Днем – люди… Вспоминаю генерала Желиговского. Умный, удивительно приятный и все понимающий. «Да ведь вы поймите, нет никого ответственного и разумного из русских людей, с кем поляки могли бы разговаривать и кому могли бы доверять. Отношение к Польше парижских представителей несуществующих русских правительств, отношение Сазоновых – вам известно. Если бы они даже были здесь – из этого ничего не вышло бы. Ожесточение поляков против русских огулом вполне понятно, хотя и неразумно.
Неудачи русских генералов меня не удивляют. Я сам генерал русской службы, я знал многих и знаю, почему в борьбе с большевиками они успеха иметь не могут. Генерал должен быть, вы правы, но генерал не может соединять в себе военную и гражданскую власть. Возвращаясь к Польше, которая – вы правы – сейчас одна могла бы серьезно помочь борьбе с большевиками, да фактически одна сейчас и борется с ними, – я повторю, что соединиться с русскими антибольшевиками она не может потому, что их нет.
Вот, собственно, суть наших разговоров с генералом Желиговским. Нечего подчеркивать, что мы отлично понимали друг друга. Мы были только в Минске, мы еще не знали ни варшавских настроений, ни положения Польши и ее правительства, не знали детально ни соотношения сил и партий, не уяснили себе вполне, что за личность Пилсудский (не Керенский ли, думалось порою, читая влюбленные письма молодого Чапского), – но главная суть дела нам была уже ясна. И общая линия оставалась одною. Генерал Желиговский очень утвердил ее в нас.
Он тогда занимал важный пост в Минске, где сумел отлично себя поставить. Бывал на каждой из наших лекций.
Внешним образом тоже помогал нам, во всякой возне с бумагами, с пропусками и т. д. Часто приезжал к нам в монастырь. Иногда присылал своего рослого адъютанта. (Этот же адъютант провожал нас, на автомобиле Жели-говского, на вокзал, когда мы уезжали в Вильно.) О Желиговском у нас осталась память как о первом польском друге, умном, сильном, все понимающем и надежном.
Вчера, 17 октября, в воскресенье, Савинков уехал с Балаховичем в его отряд. Кажется, в Пинск. Балахович был у нас вчера же утром. В пятницу я видела Савинкова в последний раз, на ужине в Римской гостинице. Я была одна, ибо Дмитрий простужен. Обо всем в деталях потом, сейчас записываю лишь числа для памяти. Прелиминарный мир Польши с большевиками подписан в понедельник. В субботу, 16-го, я была на последнем (для нас, ибо мы уезжаем в Париж 20-го) заседании Русско-Польского общества у графа Тышкевича. Приехавший накануне от Врангеля Гершельман делал доклад. Дима с 6-го в Париже. Вызван назад спешно, мы разъедемся, вряд ли увидимся.

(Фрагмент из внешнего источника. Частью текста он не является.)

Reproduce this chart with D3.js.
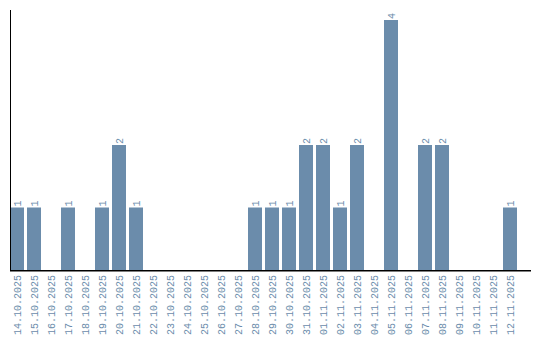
<!DOCTYPE html>
<html>
<head>
<meta charset="utf-8">
<script src="https://cdn.jsdelivr.net/npm/d3@7"></script>
<style>
  body { margin: 0; background: #fff; }
  text { font-family: "Liberation Mono", monospace; font-size: 10px; fill: #6b8cab; }
</style>
</head>
<body>
<svg width="540" height="340"></svg>
<script>
const dates = ['14.10.2025', '15.10.2025', '16.10.2025', '17.10.2025', '18.10.2025',
    '19.10.2025', '20.10.2025', '21.10.2025', '22.10.2025', '23.10.2025',
    '24.10.2025', '25.10.2025', '26.10.2025', '27.10.2025', '28.10.2025',
    '29.10.2025', '30.10.2025', '31.10.2025', '01.11.2025', '02.11.2025',
    '03.11.2025', '04.11.2025', '05.11.2025', '06.11.2025', '07.11.2025',
    '08.11.2025', '09.11.2025', '10.11.2025', '11.11.2025', '12.11.2025'];
const counts = [1, 1, 0, 1, 0, 1, 2, 1, 0, 0, 0, 0, 0, 0, 1,
    1, 1, 2, 2, 1, 2, 0, 4, 0, 2, 2, 0, 0, 0, 1];

const svg = d3.select('svg');
const marginLeft = 10;
const marginTop = 10;
const height = 260;
const barColor = '#6b8cab';

const data = dates.map((d, i) => ({ date: d, value: counts[i] }));

const x = d3.scaleBand()
    .domain(dates)
    .range([0, 507])
    .paddingInner(3 / 17)
    .paddingOuter(0);

const y = d3.scaleLinear()
    .domain([0, d3.max(counts)])
    .range([height, 10]);

const g = svg.append('g')
    .attr('transform', `translate(${marginLeft},${marginTop})`);

g.selectAll('rect.bar')
    .data(data.filter(d => d.value > 0))
    .enter()
    .append('rect')
    .attr('class', 'bar')
    .attr('x', d => x(d.date))
    .attr('y', d => y(d.value))
    .attr('width', x.bandwidth())
    .attr('height', d => height - y(d.value))
    .style('fill', barColor);

// value labels above bars
g.selectAll('text.val')
    .data(data.filter(d => d.value > 0))
    .enter()
    .append('text')
    .attr('class', 'val')
    .attr('transform', d => `translate(${x(d.date) + x.bandwidth() / 2},${y(d.value) - 1}) rotate(-90)`)
    .attr('dy', '.35em')
    .style('text-anchor', 'start')
    .text(d => d.value);

// date labels
g.selectAll('text.date')
    .data(data)
    .enter()
    .append('text')
    .attr('class', 'date')
    .attr('transform', d => `translate(${x(d.date) + x.bandwidth() / 2},${height + 5}) rotate(-90)`)
    .attr('dy', '.35em')
    .style('text-anchor', 'end')
    .text(d => d.date);

// axes lines
g.append('line')
    .attr('x1', 0.5).attr('x2', 0.5)
    .attr('y1', 0).attr('y2', height + 1)
    .style('stroke', '#000');

g.append('line')
    .attr('x1', 0).attr('x2', 521)
    .attr('y1', height + 0.75).attr('y2', height + 0.75)
    .style('stroke', '#000')
    .style('stroke-width', 1.5);
</script>
</body>
</html>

Последнюю неделю в Минске мы прожили сравнительно тихо, Дмитрий готовил лекцию о Мицкевиче.
Эту лекцию Пушкинская библиотека уже не взяла на себя устраивать – за наше полонофильство. Взял частным образом доктор Болоховец и милый, тихий молодой еврей – Тевель Черный (немножко поэт).
Иван Николаевич Дудырев, молодой бобруец полутолстовского типа (он в Бобруйске спасал нас в проклятой «контрольной станции»), последовал за нами преданно в Минск. Пристроился в передней около «матушки» (вот халда, не тем будь помянута!) и уже стал тихо мечтать о монашестве. Я в шутку стала звать его «сыном женского монастыря», как бывает «дочь полка».
Так мы жили. Утром, бывало, матушка игуменья в коридор, голосом торговки ругается, разносит монашек, а под вечер приезжает Мелхиседек и начинаются, под его аккомпанемент на фисгармонии, акафисты Иисусу Сладчайшему – длинно-длинно, нежными женскими голосами.
Мы с Дмитрием были на торжественной всенощной, накануне престольного праздника нашего монастыря.
Я понимаю интуитивное обожание, которое вызывает к себе Мелхиседек. Его голос, его возгласы напомнили мне очень живо… Андрея Белого, когда он, бывало, читал стихи. Он их пел. Так же поет и Мелхиседек, – только божественные слова. Он служит всенощную как мистерию. А когда в конце вышел в голубой мантии, шлейф которой несли за ним к выходу, то и вправду было поразительно.
Болезненный Мелхиседек неутомим. По 6–8 часов на ногах в долгих службах.